Dans sa présentation, la ministre a rappelé l’importance du Bureau de la traduction.

« Le Bureau de la traduction joue un rôle crucial pour la fonction publique, le parlement et pour tous les Canadiens. C’est un organisme qui soutient la dualité linguistique et dont l’importance ne se dément pas. »

L’avenir du Bureau de la traduction occupe le devant de l’actualité depuis plusieurs mois. Les abolitions de quelque 400 postes par attrition au cours des quatre dernières années et les 144 autres abolitions prévues d’ici 2017-2018 ont été dénoncées par plusieurs intervenants qui redoutaient que cela nuise à la capacité de l’institution à bien faire son travail. La mise en place d’un outil de traduction défaillant, et d’un système de demande d’offre à commandes pour des services d’interprétation de conférences avait également été critiquée.

Plusieurs mesures

La ministre Foote a indiqué avoir tenu compte de ces inquiétudes et des recommandations contenues dans le rapport du comité permanent des langues officielles et a présenté son plan pour faire du Bureau de la traduction « un centre d’excellence », selon ses termes.

« C’est un jour nouveau pour le Bureau de la traduction. On redonne ses lettres de noblesse à cette institution. Nous renversons la vapeur.
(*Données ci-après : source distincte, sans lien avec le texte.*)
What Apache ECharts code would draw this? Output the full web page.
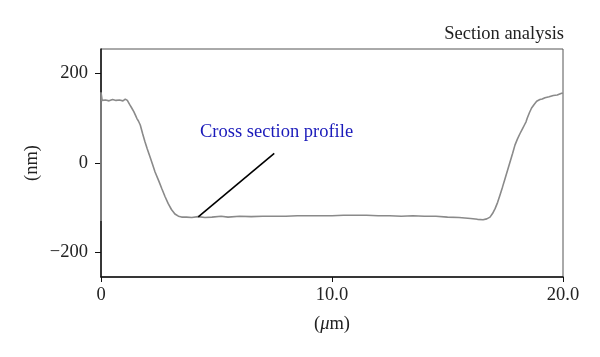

Nous avons un plan pour une nouvelle gestion, assurer la relève et la ministre a la détermination de faire en sorte que le Bureau de la traduction devienne de nouveau obligatoire », a déclaré le secrétaire parlementaire de la ministre des Services publics et de l’Approvisionnement, Steven MacKinnon.

Actuellement, les ministères ont le choix de faire appel au Bureau de la traduction ou de recruter directement leurs propres traducteurs pigistes, sans obligation de s’assurer que ces derniers soient accrédités par le parlement, au détriment de la qualité, selon la responsable canadienne pour la défense des intérêts de l’Association Internationale des Interprètes de Conférence (AIIC), Nicole Gagnon.

La ministre des Services publics et de l’Approvisionnement dit avoir interpellé le président du Conseil du Trésor, Scott Brison, sur cette question.

« Cela va être étudié dans le cadre de la révision de la Loi sur les langues officielles entreprise par M. Brison et la ministre Joly », a précisé M. MacKinnon.

En novembre dernier, les deux ministres avaient annoncé leur intention de moderniser les règles qui déterminent où le gouvernement fédéral doit fournir des services bilingues à travers le Canada. Ces nouvelles règles ne devraient entrer en vigueur qu’en 2021, toutefois.

Soulagement

La ministre a annoncé qu’un nouveau président-directeur général du Bureau de la traduction devrait être embauché dans les prochains mois pour remplacer Donna Achimov, l’ancienne responsable du Bureau de la traduction qui avait essuyé de nombreuses critiques et a depuis été mutée. Un poste de dirigeant principal de la qualité sera créé pour « s’assurer que les services linguistiques du Bureau de la traduction sont de la plus grande qualité ».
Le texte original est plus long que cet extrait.